Following the War, Mackey came to be well regarded as a more commercial artist. His innovative approach to printmaking established the artist as a particularly fine illustrator. Mackey developed his own method of colour printing, whereby the artist would produce single impression linocuts printed on fine transparent sheets which were then hand painted in bold colours using oil paints. The artist used this method regularly in his work for the Mandrake Press, through which he illustrated several literary publications. The artist was also well regarded as a more traditional painter, and exhibited often in Paris, France where he was awarded a multitude of prizes at international fairs. From the 1930s onwards, Mackey taught at the Walthamstow School of Art for a significant period. The artist died in 1979. His work remains in a number of eminent collections, including those of the Imperial War Museum and the Royal Academy.


The bold coloured linocuts of printmaker and book illustrator Haydn Reynolds Mackey represent an innovative departure from recognised methods of colour printmaking. Although they appear, at first sight, to be multiple colour printed linocuts on heavy wove oatmeal paper, this is not the case. They are, in fact, single impression linocuts printed in black ink on fine tracing-style tissue paper which Haydn Mackey then hand-painted and presented in a manner unique to his work.

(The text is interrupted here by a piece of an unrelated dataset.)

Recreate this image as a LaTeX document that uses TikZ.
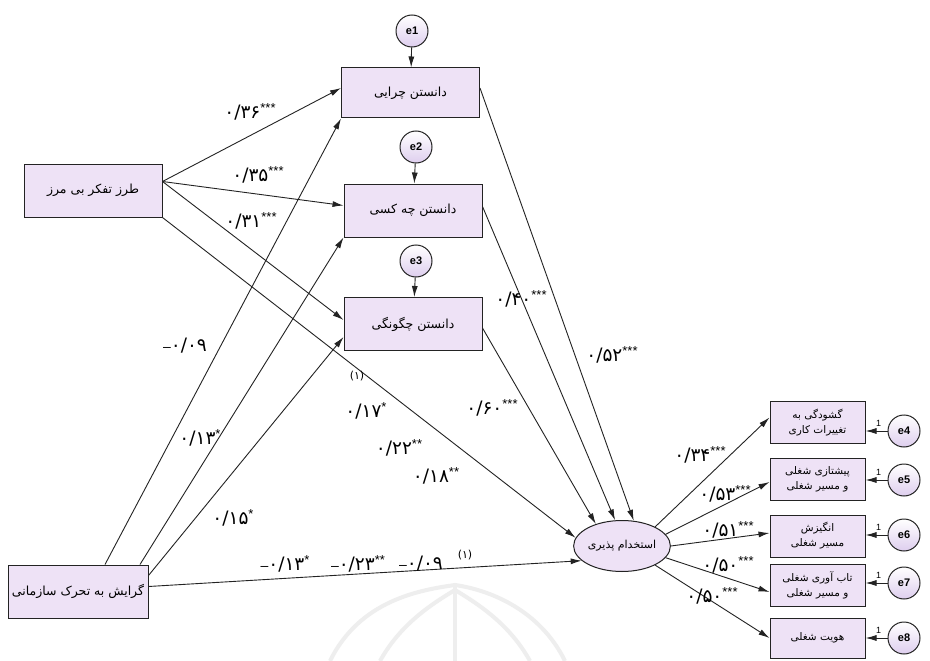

Having printed his linocut in black ink, H.R.Mackey would hand colour each proof with thick opaque oil paint on the reverse of the fine transparent printed sheet. He would then apply this hand coloured proof on to a heavy oatmeal backing paper, paint surface downward. Once the printed sheet was perfectly adhered to the backing, he would trim the edges so that both sheets appear as one. The resulting effect is for the strong oil colours to show through the transparent paper of the proof print, giving the appearance of a perfectly registered multiple colour printing of the finest and most even nature.

Haydn Reynolds Mackey’s prints are consistently rare, having never been published in formal editions. It is likely that the time and difficulty involved in producing each final colour print precluded the production of these prints on a commercial scale. Mackey’s works of this nature remain some of the most striking linocuts produced in England at this time, outside the Grosvenor School.